At least 33 people are dead and some 1,000 injured because of terrorist bombings in London, bombings claimed by a group calling itself the Secret Al Qaeda Jihad Organization in Europe.

The reason for the attacks, according to the group’s statement, is “the massacre that Britain has carried out in Iraq and Afghanistan,” and it is tragic to think jihadists are using Iraq as an excuse for this mayhem. They could claim any number of provocations dating back decades, so it is significant they chose these — and one wonders what lame rationalization would have been trotted out without Iraq.

It’s hard to imagine Afghanistan alone would have roused such fatal fervor; the U.S. military presence there reasonably followed an attack by terrorists supported by Afghan rulers. Citing only Afghanistan would mainly have been a reminder that Al Qaeda and the “World Islamic Front” declared war on the United States in February 1998, even if they did so as a response to “crimes and sins committed by the Americans [as] a clear declaration of war on Allah, his messenger, and Muslims.”

The United States and its allies chose to launch a “preemptive” war in Iraq based on hubris and faked evidence, though, and pretty much the entire world is aware of the fraud. Making matters worse, some of our forces in Iraq have been exposed behaving in the most bestial way.

The London attacks only add urgency to making the Bush administration answer to charges of intelligence cooking and perjury. With the obvious invitation of the Downing Street memos, it is becoming increasingly clear how easy it should be to make the case for impeachment.
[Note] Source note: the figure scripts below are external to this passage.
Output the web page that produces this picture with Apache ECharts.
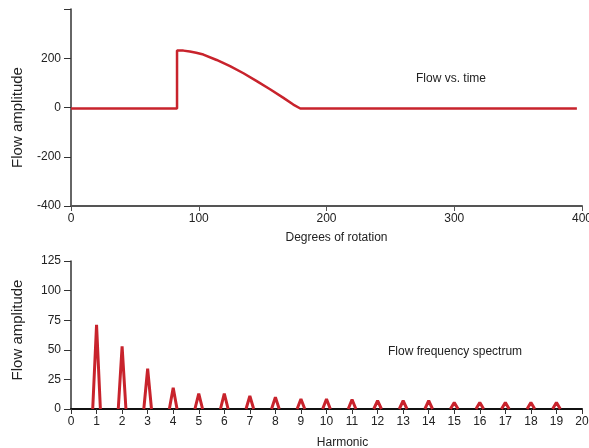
<!DOCTYPE html>
<html><head><meta charset="utf-8">
<script src="https://cdn.jsdelivr.net/npm/echarts@6/dist/echarts.min.js"></script>
<style>html,body{margin:0;padding:0;background:#fff}#c{width:589px;height:448px}</style>
</head><body><div id="c"></div>
<script>
// Top panel: flow vs. time
const angles = [0, 83, 83, 88, 93, 98, 103.6, 114, 124.5, 135, 145.4, 155.8, 166.3, 174, 179.5, 396];
const flows  = [-4, -4, 231, 231, 227, 222, 215, 193, 168, 139, 107, 74, 39, 12, -4, -4];
// Bottom panel: flow frequency spectrum
const harmonics = [1, 2, 3, 4, 5, 6, 7, 8, 9, 10, 11, 12, 13, 14, 15, 16, 17, 18, 19];
const amplitudes = [71, 53, 34, 18, 13, 13, 11, 10, 8.5, 8.5, 8, 7, 7, 7, 5.5, 5.5, 5.5, 5.5, 5.5];
const topXTicks = [0, 100, 200, 300, 400];
const topYTicks = [-400, -200, 0, 200];
const botYTicks = [0, 25, 50, 75, 100, 125];

const RED = '#c8232c';
const FONT = "'Liberation Sans Narrow', 'Liberation Sans', Arial, sans-serif";
const HALF = 0.15;

const spikeData = [];
harmonics.forEach((h, i) => {
  spikeData.push([h - HALF, 0], [h, amplitudes[i]], [h + HALF, 0], [h + HALF, null]);
});

const axisLbl = {color: '#222', fontFamily: FONT, fontSize: 12};
const chart = echarts.init(document.getElementById('c'), null, {renderer: 'canvas'});
chart.setOption({
  animation: false,
  grid: [
    {left: 71, right: 7, top: 9, height: 197, outerBoundsMode: 'none', containLabel: false},
    {left: 71, right: 7, top: 261, height: 148, outerBoundsMode: 'none', containLabel: false}
  ],
  xAxis: [
    {gridIndex: 0, type: 'value', min: 0, max: 400, interval: 100,
     axisLine: {onZero: false, lineStyle: {color: '#555', width: 2}},
     axisTick: {show: true, length: 5, lineStyle: {color: '#555'}},
     axisLabel: Object.assign({margin: 7}, axisLbl),
     splitLine: {show: false},
     name: 'Degrees of rotation', nameLocation: 'middle', nameGap: 26,
     nameTextStyle: {color: '#222', fontFamily: FONT, fontSize: 12, padding: [0, 0, 0, 20]}},
    {gridIndex: 1, type: 'value', min: 0, max: 20, interval: 1,
     axisLine: {onZero: false, lineStyle: {color: '#111', width: 2}},
     axisTick: {show: true, length: 5, lineStyle: {color: '#333'}},
     axisLabel: Object.assign({margin: 7}, axisLbl),
     splitLine: {show: false},
     name: 'Harmonic', nameLocation: 'middle', nameGap: 28,
     nameTextStyle: {color: '#222', fontFamily: FONT, fontSize: 12, padding: [0, 0, 0, 32]}}
  ],
  yAxis: [
    {gridIndex: 0, type: 'value', min: -400, max: 400, interval: 200,
     axisLine: {show: true, lineStyle: {color: '#333', width: 1.5}},
     axisTick: {show: true, length: 7, lineStyle: {color: '#333'}},
     axisLabel: Object.assign({margin: 10, formatter: v => topYTicks.includes(v) ? String(v) : ''}, axisLbl),
     splitLine: {show: false},
     name: 'Flow amplitude', nameLocation: 'middle', nameGap: 46, nameRotate: 90,
     nameTextStyle: {color: '#222', fontFamily: "'Liberation Sans', Arial, sans-serif", fontSize: 15, padding: [0, 0, 0, -20]}},
    {gridIndex: 1, type: 'value', min: 0, max: 125, interval: 25,
     axisLine: {show: true, lineStyle: {color: '#333', width: 1.5}},
     axisTick: {show: true, length: 7, lineStyle: {color: '#333'}},
     axisLabel: Object.assign({margin: 10, formatter: v => botYTicks.includes(v) ? String(v) : ''}, axisLbl),
     splitLine: {show: false},
     name: 'Flow amplitude', nameLocation: 'middle', nameGap: 46, nameRotate: 90,
     nameTextStyle: {color: '#222', fontFamily: "'Liberation Sans', Arial, sans-serif", fontSize: 15, padding: [0, 0, 0, 10]}}
  ],
  graphic: [
    {type: 'text', left: 416, top: 73, style: {text: 'Flow vs. time', fill: '#222', font: "12px " + FONT}},
    {type: 'text', left: 388, top: 346, style: {text: 'Flow frequency spectrum', fill: '#222', font: "12px " + FONT}}
  ],
  series: [
    {type: 'line', xAxisIndex: 0, yAxisIndex: 0, showSymbol: false, symbol: 'none',
     lineStyle: {color: RED, width: 2.5}, data: angles.map((a, i) => [a, flows[i]])},
    {type: 'line', xAxisIndex: 1, yAxisIndex: 1, showSymbol: false, symbol: 'none', connectNulls: false,
     lineStyle: {color: RED, width: 3}, data: spikeData}
  ]
});
</script></body></html>
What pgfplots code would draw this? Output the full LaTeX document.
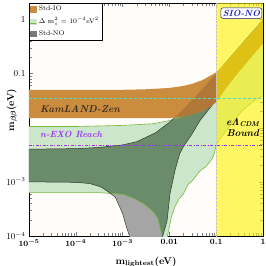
\documentclass[border=0pt]{standalone}
\usepackage{pgfplots}
\pgfplotsset{compat=1.18}
\definecolor{bgc}{RGB}{255,252,249}
\definecolor{iocol}{RGB}{204,140,62}
\definecolor{iodark}{RGB}{176,120,56}
\definecolor{lgreen}{RGB}{204,230,204}
\definecolor{gedge}{RGB}{120,185,60}
\definecolor{nogray}{RGB}{165,165,165}
\definecolor{nolegend}{RGB}{120,120,120}
\definecolor{dgreen}{RGB}{106,140,106}
\definecolor{noedge}{RGB}{45,65,45}
\definecolor{kzcyan}{RGB}{80,220,200}
\definecolor{nexo}{RGB}{155,50,240}
\definecolor{sioblue}{RGB}{30,30,200}
\definecolor{kztext}{RGB}{58,48,32}
\begin{document}
\begin{tikzpicture}
\useasboundingbox (-29bp,-30bp) rectangle (237bp,236bp);
\begin{axis}[
  at={(0,0)}, anchor=south west,
  scale only axis, width=234bp, height=233bp,
  xmode=log, ymode=log,
  xmin=1e-5, xmax=1, ymin=1e-4, ymax=2,
  axis background/.style={fill=bgc},
  xtick={1e-5,1e-4,1e-3,1e-2,1e-1,1},
  xticklabels={$10^{-5}$,$10^{-4}$,$10^{-3}$,$0.01$,$0.1$,$1$},
  ytick={1e-4,1e-3,1e-2,1e-1,1},
  yticklabels={$10^{-4}$,$10^{-3}$,{},$0.1$,$1$},
  x tick label style={font=\fontsize{8.5}{10}\selectfont\boldmath},
  y tick label style={font=\fontsize{9}{10}\selectfont},
  xlabel={m\textsubscript{lightest}(eV)},
  xlabel style={font=\fontsize{10}{12}\selectfont\bfseries, at={(axis description cs:0.5,-0.112)}, anchor=center},
  ylabel={m$_{\beta\beta}$(eV)},
  ylabel style={font=\fontsize{10}{12}\selectfont\bfseries\boldmath, at={(axis description cs:-0.073,0.54)}, anchor=center},
  legend style={at={(0,1)}, anchor=north west, draw=black, line width=0.4pt, fill=white,
    font=\fontsize{6.8}{7.5}\selectfont, inner sep=1pt, row sep=1.2pt},
  legend cell align=left,
]
% ---------- sterile band (Delta m_s^2 = 1e-4)
\addplot[fill=lgreen, draw=none, forget plot] coordinates {
(1e-5,0.0105)(1e-4,0.0105)(1e-3,0.011)(4.5e-3,0.0118)(0.01,0.0135)(0.02,0.0162)(0.03,0.0178)(0.05,0.0205)(0.07,0.024)(0.1,0.031)(0.2,0.072)(0.5,0.185)(1,0.38)
(1,0.039)(0.6,0.03)(0.35,0.02)(0.2,0.011)(0.12,0.0062)(0.1,0.0048)(0.09,0.0032)(0.08,0.0026)(0.06,0.0019)(0.045,0.0016)(0.031,0.00105)(0.025,0.0009)(0.02,0.0006)(0.016,0.00048)(0.013,0.00034)(0.011,0.00022)(0.0091,0.0001)(0.0089,0.00005)(0.0070,0.00005)(0.0069,0.0001)(0.0065,0.00013)(0.0057,0.00021)(0.0045,0.00028)(0.003,0.00038)(0.0017,0.0005)(0.001,0.00059)(3.3e-4,0.00063)(1e-5,0.00063)} -- cycle;
% ---------- Std-NO band
\addplot[fill=nogray, draw=none, forget plot] coordinates {
(1e-5,0.004)(1e-4,0.0041)(3e-4,0.0043)(1e-3,0.0048)(2e-3,0.0055)(5e-3,0.008)(0.01,0.0125)(0.02,0.022)(0.05,0.051)(0.1,0.1)(0.3,0.3)(1,0.98)
(1,0.37)(0.3,0.11)(0.1,0.032)(0.07,0.022)(0.045,0.0135)(0.03,0.0075)(0.02,0.0045)(0.0166,0.0033)(0.0131,0.0016)(0.0103,0.0006)(0.0089,0.00019)(0.0072,0.0001)(0.0071,0.00003)(0.0015,0.00003)(0.0014,0.0001)(0.0012,0.00015)(0.001,0.00026)(7e-4,0.00052)(5e-4,0.00065)(3.5e-4,0.0008)(2e-4,0.00093)(1e-4,0.00098)(1e-5,0.001)} -- cycle;
% ---------- overlap NO & sterile
\addplot[fill=dgreen, draw=none, forget plot] coordinates {
(1e-5,0.004)(1e-4,0.0041)(3e-4,0.0043)(1e-3,0.0048)(2e-3,0.0055)(5e-3,0.008)(0.01,0.0125)(0.0115,0.014)(0.02,0.0162)(0.03,0.0178)(0.05,0.0205)(0.07,0.024)(0.09,0.0285)
(0.07,0.022)(0.045,0.0135)(0.03,0.0075)(0.02,0.0045)(0.0166,0.0033)(0.0131,0.0016)(0.0103,0.0006)(0.0089,0.00019)(0.0072,0.0001)(0.0071,0.00003)(0.0070,0.00003)(0.0069,0.0001)(0.0065,0.00013)(0.0057,0.00021)(0.0045,0.00028)(0.003,0.00038)(0.0017,0.0005)(0.001,0.00059)(5.4e-4,0.00062)(3.5e-4,0.0008)(2e-4,0.00093)(1e-4,0.00098)(1e-5,0.001)} -- cycle;
% ---------- edges of sterile band
\addplot[gedge, line width=0.6pt, forget plot] coordinates {
(1e-5,0.0105)(1e-4,0.0105)(1e-3,0.011)(4.5e-3,0.0118)(0.01,0.0135)(0.02,0.0162)(0.03,0.0178)(0.05,0.0205)(0.07,0.024)(0.1,0.031)(0.2,0.072)(0.5,0.185)(1,0.38)};
\addplot[gedge, line width=0.6pt, forget plot] coordinates {
(1e-5,0.00063)(3.3e-4,0.00063)(0.001,0.00059)(0.0017,0.0005)(0.003,0.00038)(0.0045,0.00028)(0.0057,0.00021)(0.0065,0.00013)(0.0069,0.0001)(0.0070,0.00005)};
\addplot[gedge, line width=0.6pt, forget plot] coordinates {
(0.0089,0.00005)(0.0091,0.0001)(0.011,0.00022)(0.013,0.00034)(0.016,0.00048)(0.02,0.0006)(0.025,0.0009)(0.031,0.00105)(0.045,0.0016)(0.06,0.0019)(0.08,0.0026)(0.09,0.0032)(0.1,0.0048)(0.12,0.0062)(0.2,0.011)(0.35,0.02)(0.6,0.03)(1,0.039)};
% ---------- edges of NO band
\addplot[noedge, line width=0.5pt, forget plot] coordinates {
(1e-5,0.004)(1e-4,0.0041)(3e-4,0.0043)(1e-3,0.0048)(2e-3,0.0055)(5e-3,0.008)(0.01,0.0125)(0.02,0.022)(0.05,0.051)(0.1,0.1)(0.3,0.3)(1,0.98)};
\addplot[noedge, line width=0.5pt, forget plot] coordinates {
(1e-5,0.001)(1e-4,0.00098)(2e-4,0.00093)(3.5e-4,0.0008)(5e-4,0.00065)(7e-4,0.00052)(0.001,0.00026)(0.0012,0.00015)(0.0014,0.0001)(0.0015,0.00003)};
\addplot[noedge, line width=0.5pt, forget plot] coordinates {
(0.0071,0.00003)(0.0072,0.0001)(0.0089,0.00019)(0.0103,0.0006)(0.0131,0.0016)(0.0166,0.0033)(0.02,0.0045)(0.03,0.0075)(0.045,0.0135)(0.07,0.022)(0.1,0.032)(0.3,0.11)(1,0.37)};
% ---------- Std-IO band
\addplot[fill=iocol, draw=none, forget plot] coordinates {
(1e-5,0.05)(1e-3,0.05)(3e-3,0.051)(0.01,0.054)(0.02,0.059)(0.03,0.064)(0.05,0.075)(0.07,0.088)(0.1,0.105)(0.2,0.19)(0.5,0.47)(1,0.95)
(1,0.37)(0.5,0.18)(0.2,0.07)(0.1,0.03)(0.07,0.0235)(0.05,0.02)(0.03,0.0175)(0.02,0.016)(0.01,0.015)(1e-5,0.015)} -- cycle;
% ---------- overlap IO & NO
\addplot[fill=iodark, draw=none, forget plot] coordinates {
(0.0129,0.01535)(0.02,0.022)(0.05,0.051)(0.1,0.1)(0.15,0.148)(0.2,0.19)(0.5,0.47)(1,0.95)
(1,0.37)(0.5,0.18)(0.2,0.07)(0.1,0.03)(0.07,0.0235)(0.05,0.02)(0.03,0.0175)(0.02,0.016)} -- cycle;
% ---------- eLambdaCDM bound region
\addplot[fill=yellow, fill opacity=0.6, draw=none, forget plot] coordinates {
(0.1,1e-4)(1,1e-4)(1,2)(0.1,2)} -- cycle;
\addplot[densely dotted, color=gray!45, line width=0.4pt, forget plot] coordinates {(0.1,1e-4)(0.1,2)};
% ---------- experimental lines
\addplot[kzcyan, dash pattern=on 3pt off 2pt, line width=0.6pt, forget plot] coordinates {(1e-5,0.0345)(1,0.0345)};
\addplot[nexo, dash pattern=on 3pt off 1.5pt on 1pt off 1.5pt, line width=0.8pt, forget plot] coordinates {(1e-5,0.0047)(1,0.0047)};
% ---------- texts
\node[anchor=west, text=kztext, font=\fontsize{10}{12}\selectfont\bfseries\itshape] at (axis cs:1.45e-5,0.0222) {KamLAND-Zen};
\node[anchor=west, text=nexo, font=\fontsize{9}{11}\selectfont\bfseries\itshape] at (axis cs:1.45e-5,0.0076) {n-EXO Reach};
\node[align=center, font=\fontsize{10}{11}\selectfont\bfseries\itshape, inner sep=0pt] at (axis cs:0.37,0.0102) {e{\boldmath$\mathit{\Lambda}$}\textsubscript{CDM}\\Bound};
\node[draw=sioblue!70!black, fill=white, rounded corners=2pt, text=sioblue, font=\fontsize{9}{10}\selectfont\bfseries\itshape, inner sep=2pt, line width=0.5pt] at (axis cs:0.345,1.3) {SIO-NO};
% ---------- legend
\addlegendimage{legend image code/.code={\fill[iocol] (0bp,-2.8bp) rectangle (6bp,2.8bp);}}
\addlegendentry{Std-IO}
\addlegendimage{legend image code/.code={\fill[lgreen] (0bp,-2.8bp) rectangle (6bp,2.8bp); \draw[gedge, line width=0.6pt] (0bp,-2bp) -- (6bp,-2bp);}}
\addlegendentry{$\Delta$ m$^2_s$ = 10$^{-4}$eV$^2$}
\addlegendimage{legend image code/.code={\fill[nolegend] (0bp,-2.8bp) rectangle (6bp,2.8bp);}}
\addlegendentry{Std-NO}
\end{axis}
\end{tikzpicture}
\end{document}
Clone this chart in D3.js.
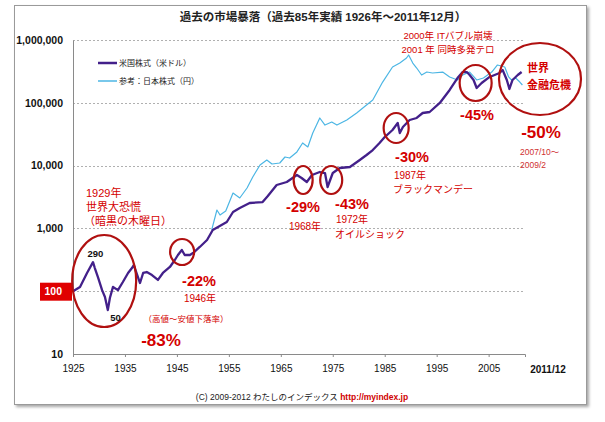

Consider just one nugget of supposed intelligence uttered by Vice President Cheney on Aug. 26, 2002, at a speech before the Veterans of Foreign Wars in Nashville:

We now know that Saddam has resumed his efforts to acquire nuclear weapons. Among other sources, we’ve gotten this from first-hand testimony from defectors, including Saddam’s own son-in-law, who was subsequently murdered at Saddam’s direction.

He’s talking about Hussein Kamel, who, it is universally acknowledged, said almost exactly the opposite: that Iraq’s weaponry had been destroyed and remained nonexistent. Furthermore, his intelligence was from 1995.

Cheney’s lie was one among dozens, one among hundreds, and innocent people continue to die for it in Iraq and now London.

It’s time for the United States and its allies to reclaim the moral high ground, put their leaders and their intelligence fraud on trial and do whatever it takes to remove Iraq as a rationalization for continued violent jihad.

Reading James Bamford’s “A Pretext for War: 9/11, Iraq, and the Abuse of America’s Intelligence Agencies,” by the way, would provide a fine roadmap for such hearings.